Description
Blood Moon
by Elaine S. Nussbaum
The poems in Blood Moon recount the first eighteen months of the Covid-19 pandemic. Elaine Nussbaum’s personal narrative is interwoven with social issues, climate change, and astronomical events, such as the blood moon that occurred simultaneously with a blue moon on Oct 31, 2020. The titular poem from the collection pays tribute to Marvin Bell and his “Dead Man” poems—
All the dead people can’t live without you Marvin, and the live people cannot die
We are a country washed up on a beach after a shipwreck.
The tide is coming in, and the waves are getting closer
It is raining and we are naked…
Help will be coming in eighty days, but how do we get through this without eating each other?
ENJOY A VIDEO OF ELAINE READING FROM THE BOOK:
Elaine Nussbaum — A Featured Poet on The Poetry Box LIVE (July 2022)
About the Author
Elaine Nussbaum lives in Scappoose, Oregon with her partner, David, three cats, five hens and a rooster named Echinacea. When she is not working as a substitute teacher at a juvenile detention facility, infusing poetry into the curriculum, she is writing in her cabin surrounded by 3 and 1/2 acres of second growth forest.

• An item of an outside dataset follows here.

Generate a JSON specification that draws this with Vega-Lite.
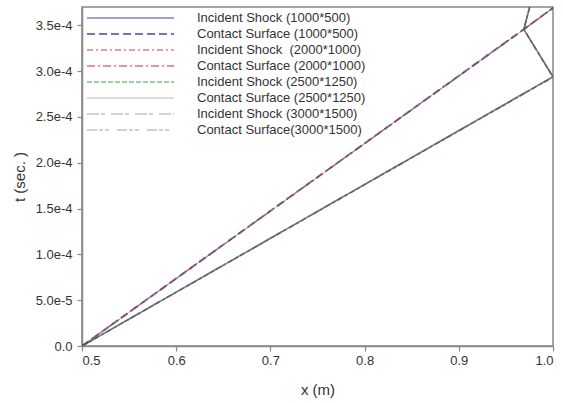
{
  "$schema": "https://vega.github.io/schema/vega-lite/v6.json",
  "width": 471,
  "height": 339,
  "autosize": "none",
  "padding": {"left": 82, "top": 7, "right": 10, "bottom": 57},
  "background": "white",
  "config": {
    "font": "Liberation Sans",
    "view": {"stroke": "#888888", "strokeWidth": 1.5},
    "axis": {
      "domainColor": "#888888",
      "domainWidth": 1.5,
      "tickColor": "#888888",
      "tickWidth": 1.2,
      "tickSize": 5,
      "labelFont": "Liberation Sans",
      "labelFontSize": 13,
      "labelColor": "#333333",
      "titleFont": "Liberation Sans",
      "titleFontSize": 15,
      "titleFontWeight": "normal",
      "titleColor": "#333333",
      "grid": false
    }
  },
  "data": {
    "values": [
      {"series": "Incident Shock (1000*500)", "x": 0.5, "t": 0, "o": 1},
      {"series": "Incident Shock (1000*500)", "x": 1.0, "t": 0.000294, "o": 2},
      {"series": "Incident Shock (1000*500)", "x": 0.969, "t": 0.0003457, "o": 3},
      {"series": "Incident Shock (1000*500)", "x": 0.9755, "t": 0.000371, "o": 4},
      {"series": "Contact Surface (1000*500)", "x": 0.5, "t": 0, "o": 1},
      {"series": "Contact Surface (1000*500)", "x": 0.969, "t": 0.0003457, "o": 2},
      {"series": "Contact Surface (1000*500)", "x": 1.0, "t": 0.000369, "o": 3},
      {"series": "Incident Shock\u00a0 (2000*1000)", "x": 0.5, "t": 0, "o": 1},
      {"series": "Incident Shock\u00a0 (2000*1000)", "x": 1.0, "t": 0.0002935, "o": 2},
      {"series": "Incident Shock\u00a0 (2000*1000)", "x": 0.969, "t": 0.0003455, "o": 3},
      {"series": "Incident Shock\u00a0 (2000*1000)", "x": 0.9755, "t": 0.000371, "o": 4},
      {"series": "Contact Surface (2000*1000)", "x": 0.5, "t": 0, "o": 1},
      {"series": "Contact Surface (2000*1000)", "x": 0.969, "t": 0.0003455, "o": 2},
      {"series": "Contact Surface (2000*1000)", "x": 1.0, "t": 0.000369, "o": 3},
      {"series": "Incident Shock (2500*1250)", "x": 0.5, "t": 0, "o": 1},
      {"series": "Incident Shock (2500*1250)", "x": 1.0, "t": 0.0002935, "o": 2},
      {"series": "Incident Shock (2500*1250)", "x": 0.969, "t": 0.0003455, "o": 3},
      {"series": "Incident Shock (2500*1250)", "x": 0.9755, "t": 0.000371, "o": 4},
      {"series": "Contact Surface (2500*1250)", "x": 0.5, "t": 0, "o": 1},
      {"series": "Contact Surface (2500*1250)", "x": 0.969, "t": 0.0003455, "o": 2},
      {"series": "Contact Surface (2500*1250)", "x": 1.0, "t": 0.000369, "o": 3},
      {"series": "Incident Shock (3000*1500)", "x": 0.5, "t": 0, "o": 1},
      {"series": "Incident Shock (3000*1500)", "x": 1.0, "t": 0.0002935, "o": 2},
      {"series": "Incident Shock (3000*1500)", "x": 0.969, "t": 0.0003455, "o": 3},
      {"series": "Incident Shock (3000*1500)", "x": 0.9755, "t": 0.000371, "o": 4},
      {"series": "Contact Surface(3000*1500)", "x": 0.5, "t": 0, "o": 1},
      {"series": "Contact Surface(3000*1500)", "x": 0.969, "t": 0.0003455, "o": 2},
      {"series": "Contact Surface(3000*1500)", "x": 1.0, "t": 0.000369, "o": 3}
    ]
  },
  "mark": {"type": "line", "clip": true, "opacity": 0.55},
  "encoding": {
    "x": {
      "field": "x", "type": "quantitative",
      "scale": {"domain": [0.5, 1.0], "nice": false, "zero": false},
      "axis": {"values": [0.5, 0.6, 0.7, 0.8, 0.9, 1.0], "format": ".1f", "title": "x (m)", "labelPadding": 3, "titlePadding": 15}
    },
    "y": {
      "field": "t", "type": "quantitative",
      "scale": {"domain": [0, 0.00037], "nice": false},
      "axis": {
        "values": [0, 0.00005, 0.0001, 0.00015, 0.0002, 0.00025, 0.0003, 0.00035],
        "labelExpr": "datum.value == 0 ? '0.0' : format(datum.value, '.1e')",
        "title": "t (sec. )", "labelPadding": 5, "titlePadding": 8
      }
    },
    "order": {"field": "o", "type": "quantitative"},
    "color": {
      "field": "series", "type": "nominal",
      "scale": {
        "domain": ["Incident Shock (1000*500)", "Contact Surface (1000*500)", "Incident Shock\u00a0 (2000*1000)", "Contact Surface (2000*1000)", "Incident Shock (2500*1250)", "Contact Surface (2500*1250)", "Incident Shock (3000*1500)", "Contact Surface(3000*1500)"],
        "range": ["#1c1ca8", "#00008c", "#cc1c1c", "#c00000", "#1c8c1c", "#808080", "#606060", "#5a5a5a"]
      },
      "legend": {
        "orient": "none", "legendX": 4, "legendY": 3, "title": null,
        "symbolType": "stroke", "symbolSize": 7569, "clipHeight": 16, "rowPadding": 0,
        "labelOffset": 22, "labelFontSize": 13, "labelColor": "#333333", "labelFont": "Liberation Sans",
        "padding": 0, "labelLimit": 300
      }
    },
    "strokeDash": {
      "field": "series", "type": "nominal",
      "scale": {
        "domain": ["Incident Shock (1000*500)", "Contact Surface (1000*500)", "Incident Shock\u00a0 (2000*1000)", "Contact Surface (2000*1000)", "Incident Shock (2500*1250)", "Contact Surface (2500*1250)", "Incident Shock (3000*1500)", "Contact Surface(3000*1500)"],
        "range": [[1, 0], [8, 4], [6, 3, 2, 3], [8, 3, 2, 3], [5, 2], [1, 0], [12, 2, 4, 6], [10, 2, 4, 2, 4, 8]]
      }
    },
    "strokeWidth": {
      "field": "series", "type": "nominal",
      "scale": {
        "type": "ordinal",
        "domain": ["Incident Shock (1000*500)", "Contact Surface (1000*500)", "Incident Shock\u00a0 (2000*1000)", "Contact Surface (2000*1000)", "Incident Shock (2500*1250)", "Contact Surface (2500*1250)", "Incident Shock (3000*1500)", "Contact Surface(3000*1500)"],
        "range": [1.6, 2.0, 1.5, 1.5, 1.5, 1, 1.2, 1.2]
      }
    }
  }
}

Every fall, salmon spawn in the creek which runs through her front yard. In her spare time, Ms. Nussbaum enjoys cross-country skiing and sea kayaking. Currently, she and David are restoring a 37-foot sailboat, and plan to sail the inside passage to Alaska next summer.
Ms. Nussbaum holds an MFA in Writing from Pacific University (2013), and a Certificate in Writing from the Jack Kerouac School of Disembodied Poetics at Boulder University (1986). Her work has appeared in Poetry Seattle, Bombay Gin, The Sun, Spilt Infinitive, Louisiana Literature, Silk Road, Thimbleberry, Artists and Climate Change, Persimmon Tree, Headline Poetry and Press, and Terrain. A chapbook of her work, Poems in the Key of D Flat was published by Overwrought Press, in 1992, and a collection of her poetry, Jesus Christ Made Seattle Under Protest was published by Finishing Line Press, in September 2019. She also has a poem appearing in Support Ukraine (anthology by Moonstone Press, 2022)
Early Praise for Blood Moon:
In this series of mostly prose poems, the reader’s brought face to face with the immense malaise of our moment. The focus moves from the natural world to the various disasters surrounding us: homelessness, wildfires, Covid, social unrest. I admire the ordinary details of a life woven into the fabric of a poetry of witness. Check it out!
—Joseph Millar, author of Dark Harvest
Elaine Nussbaum’s Blood Moon reads like a personal journal of the COVID pandemic with seemingly stream of consciousness observations, until you realize that by weaving past and present, national, and local events, she shows how each reflects on another. Sometimes the speed of happenings is dizzying as her images race through history along with the progress of the pandemic from early fears and errors to the exhaustion of two years later. She captures the sense of suspension we all felt, even as we went about daily life. Her view is both sweeping and micro-focused. World death count, presidential election, Western forest fires, the local grocery store, and birds outside her window. Are all connected?
—Sherry Rind, author of Between States of Matter
and The Store-House of Wonder and Astonishment
The poems in Blood Moon are shards of light wrested from a dark and chaotic time in our history. Nussbaum journeys deep into our collective experience of the pandemic and emerges with poems of remarkable beauty and resonance. As the Covid death toll climbs, wildfires rage, and protestors clash in the streets, the poet struggles to make sense of the madness and draws strength and solace from the natural world: the changing seasons, cycles of the moon, and resiliency of wild creatures.
Nussbaum is a master of closely observed, finely rendered images: the feeling of a pinky finger grazing the back of a stranger’s hand; ivory-colored butterflies with two charcoal dots on each wing.
Though firmly rooted in a specific moment time, these poems are about more than living through the pandemic. They are about how to keep our hearts open and our spirits intact even when the world is burning down around us. This is a nightmare/ we will wake up from, she writes. The Rufus Hummingbird/ still searches for sugar water/ in the red-based feeder.
—Gwen McNeir, author of An Animal with Wings
Kristina Hakanson –
Blood Moon’s arrangement is tight, and though chronological, it reads expansively, recursively. The variety of pieces shows Elaine Nussbaum’s range from haiku-like images to short lyric pieces to longer narratives. Throughout it all, Nussbaum gives us the moons, the shades of red, the pandemic, the politics, the deaths, the students, the slender wisteria branch, and the yellow broccoli flowers.